# qqre¶

## Purpose¶

Computes the orthogonal-triangular (QR) decomposition of a matrix x, such that: $$X[\; .,\; E\; ] = Q_1R$$

## Format¶

{ q1, r, e } = qqre(x)
Parameters:

x (NxP matrix) – data

Returns:
• q1 (NxK matrix) – unitary matrix, $$K = min(N, P)$$.

• r (KxP matrix) – upper triangular matrix

• e (Px1 vector) – permutation vector

## Remarks¶

Given $$X[\;.,\; E\;]$$, where $$E$$ is a permutation vector that permutes the columns of $$X$$, there is an orthogonal matrix $$Q$$ such that $$Q'X[\; .,\; E\; ]$$ is zero below its diagonal, i.e.,

$\begin{split}Q′R[\; .,\; E\; ] = \begin{bmatrix} R \\ 0 \end{bmatrix}\end{split}$

where $$R$$ is upper triangular. If we partition

$Q⁢ = \begin{bmatrix} Q_1 & Q_2 \end{bmatrix}$

where $$Q_1$$ has $$P$$ columns, then

$X[\; .,\; E\; ] = Q_1R$

is the QR decomposition of $$X[\; .,\; E\; ]$$.

If you want only the $$R$$ matrix, see qre(). Not computing $$Q_1$$ can produce significant improvements in computing time and memory usage.

If $$X$$ has rank $$P$$, then the columns of $$X$$ will not be permuted. If $$X$$ has rank $$M < P$$, then the $$M$$ linearly independent columns are permuted to the front of $$X$$ by $$E$$. Partition the permuted $$X$$ in the following way:

$X[\; .,\; E\; ] = \begin{bmatrix} X_1 & X_2 \end{bmatrix}$

where $$X$$ is NxM and $$X_2$$ is $$N \times (P-M)$$. Further partition $$R$$ in the following way:

$\begin{split}R = \begin{bmatrix} R_{11} & R_{12} \\ 0 & 0 \end{bmatrix}\end{split}$

where $$R_{11}$$ is MxM and $$R_{12}$$ is Mx(P-M). Then

$A = R_{11}^{-1}R_{12}$

and

$X_2 = X_1A$

that is, $$A$$ is an $$M \times (P-N)$$ matrix defining the linear combinations of $$X_2$$ with respect to $$X_1$$.

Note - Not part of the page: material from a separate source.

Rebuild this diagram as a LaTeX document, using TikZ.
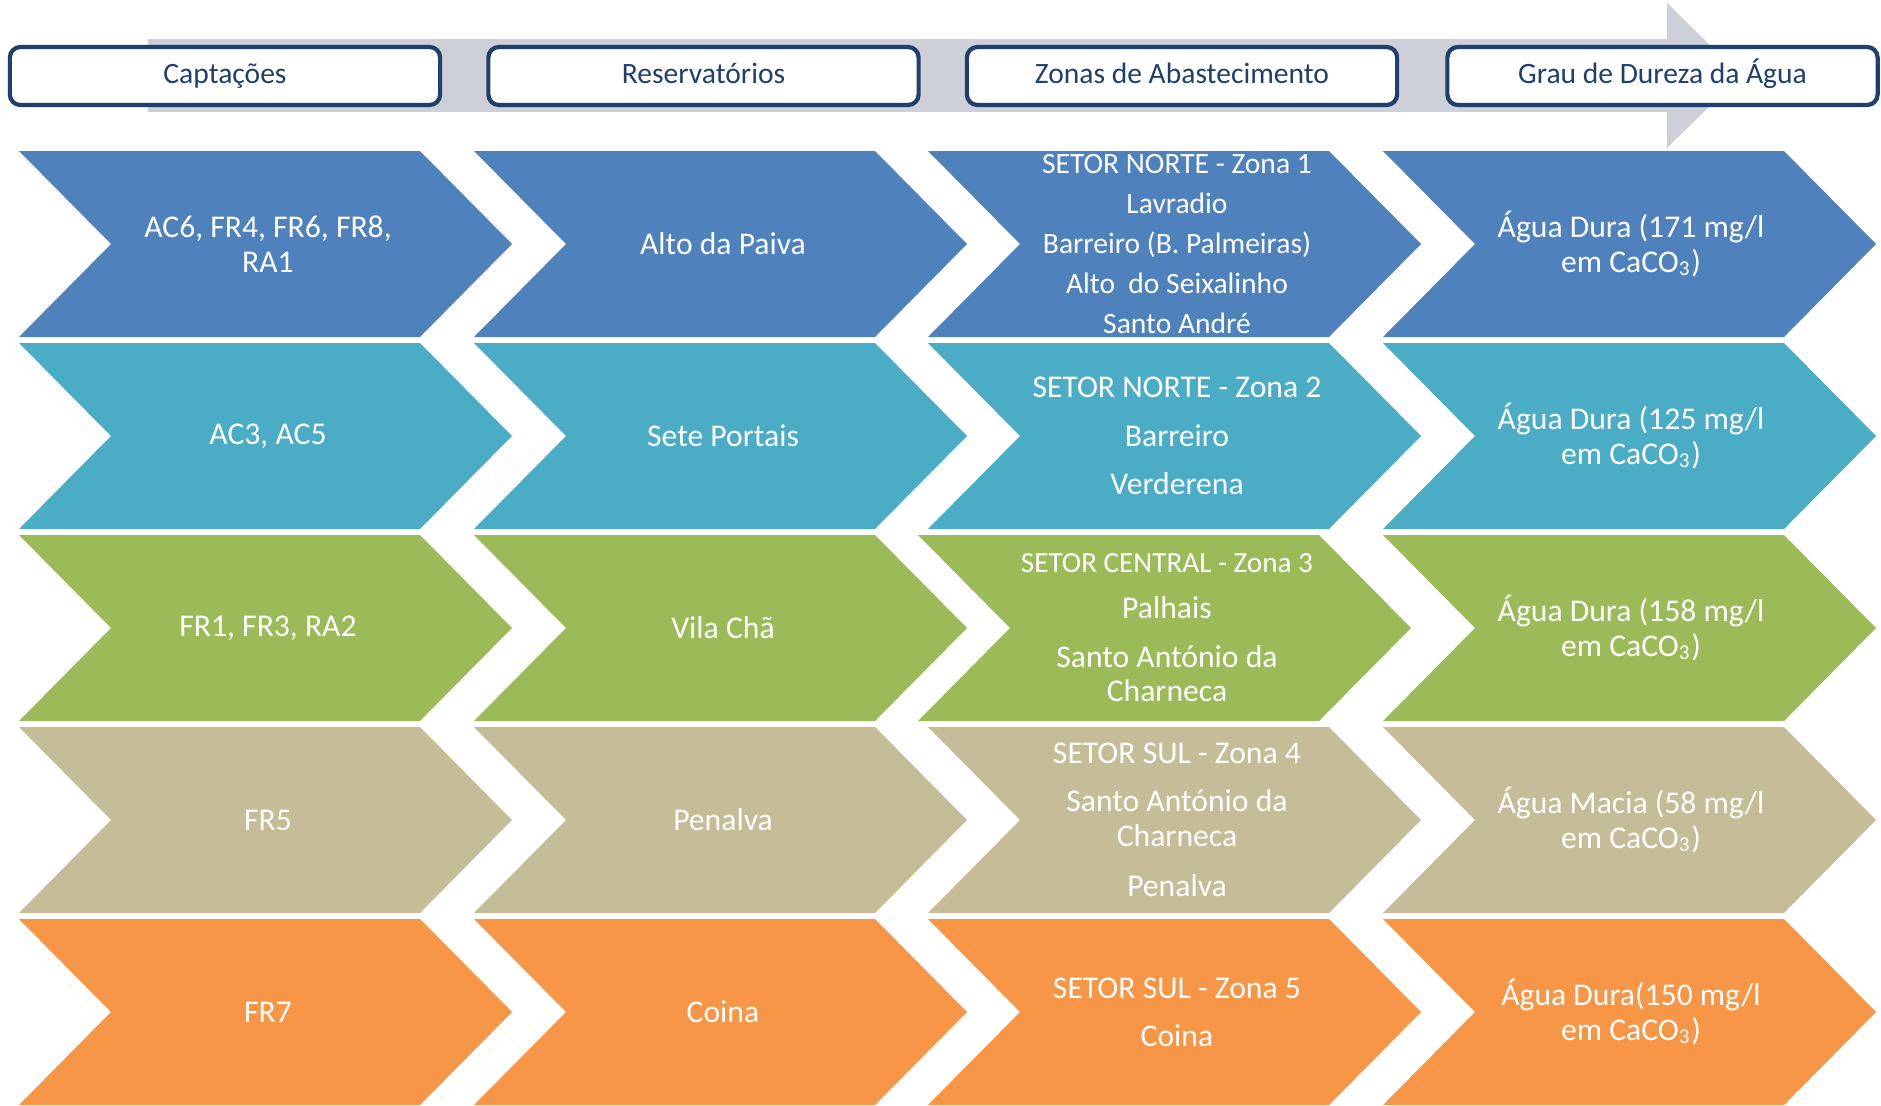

If $$N < P$$, the factorization assumes the form:

$Q'X = \begin{bmatrix} R_1 & R_2 \end{bmatrix}$

where $$R_1$$ is a PxP upper triangular matrix and $$R_2$$ is Px(N-P). Thus $$Q$$ is a PxP matrix and $$R$$ is a PxN matrix containing $$R_1$$ and $$R_2$$. This type of factorization is useful for the solution of underdetermined systems. For the solution of

$X[\; .,\; E\; ]b = Y$

it can be shown that

b = qrsol(Q'Y, R1)|zeros(N-P, 1);


The explicit formation here of $$Q$$, which can be a very large matrix, can be avoided by using the function qtyre().

For further discussion of QR factorizations see the remarks under qqr().